Editor's Note: This is a rebroadcast. It originally aired July 2020.
War is a violent and bloody business, but it's rarely a no-holds barred free-for-all. Instead, codes of conduct that determine what is and isn't honorable behavior on the battlefield have existed since ancient times.
My guest today explored these various codes in a book she wrote during the decade she spent teaching at the United States Naval Academy. Her name is Shannon French, she's a professor of ethics and philosophy, and her book is The Code of the Warrior: Exploring Warrior Values Past and Present. Shannon and I begin our conversation with the pointed questions she used to pose to the cadets she taught as to how being a warrior was different than being a killer or murderer, and when killing is and isn't ethical. She then explains how the warrior codes which developed all around the world arose organically from warriors themselves for their own protection, and how these codes are more about identity than rules.

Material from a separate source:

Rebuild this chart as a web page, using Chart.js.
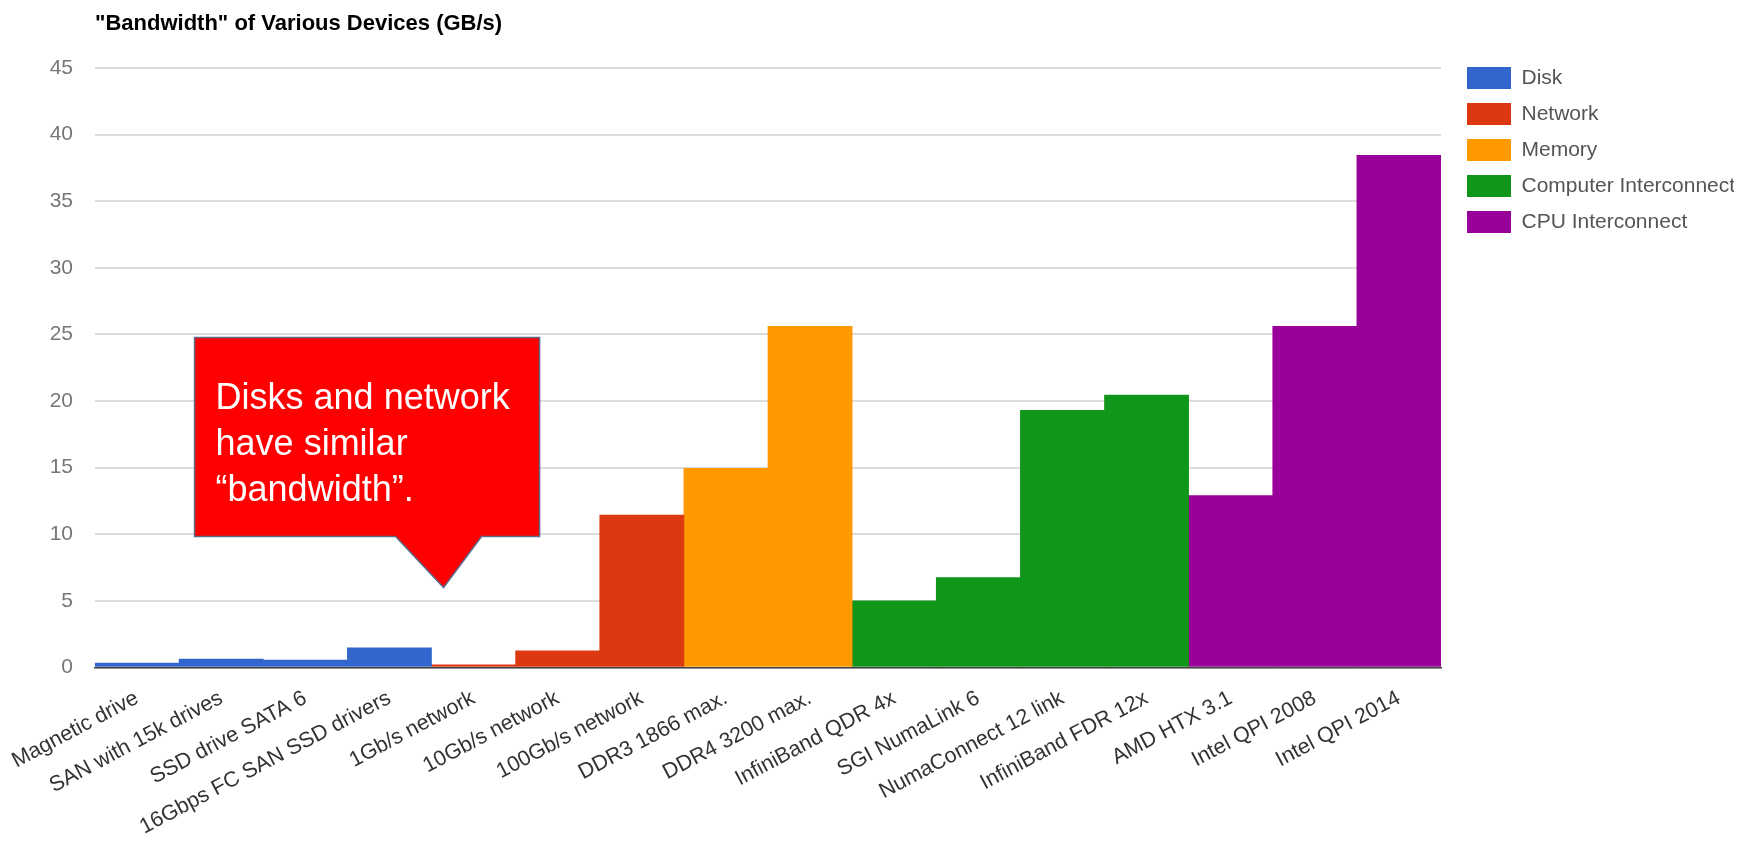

Shannon and I then take a tour of warrior codes across time and culture, starting with the code in Homer's Iliad, and then moving into the strengths and weaknesses of the Stoic philosophy which undergirded the code of the Romans. From there we unpack the code of the medieval knights of Arthurian legend, what American Indians can teach soldiers about the need to make clear transitions between the homefront and the warfront, and how the Bushido code of the samurais sought to balance the influence of four different religions. We end our conversation with the role warrior codes play today in an age of increasingly technologized combat.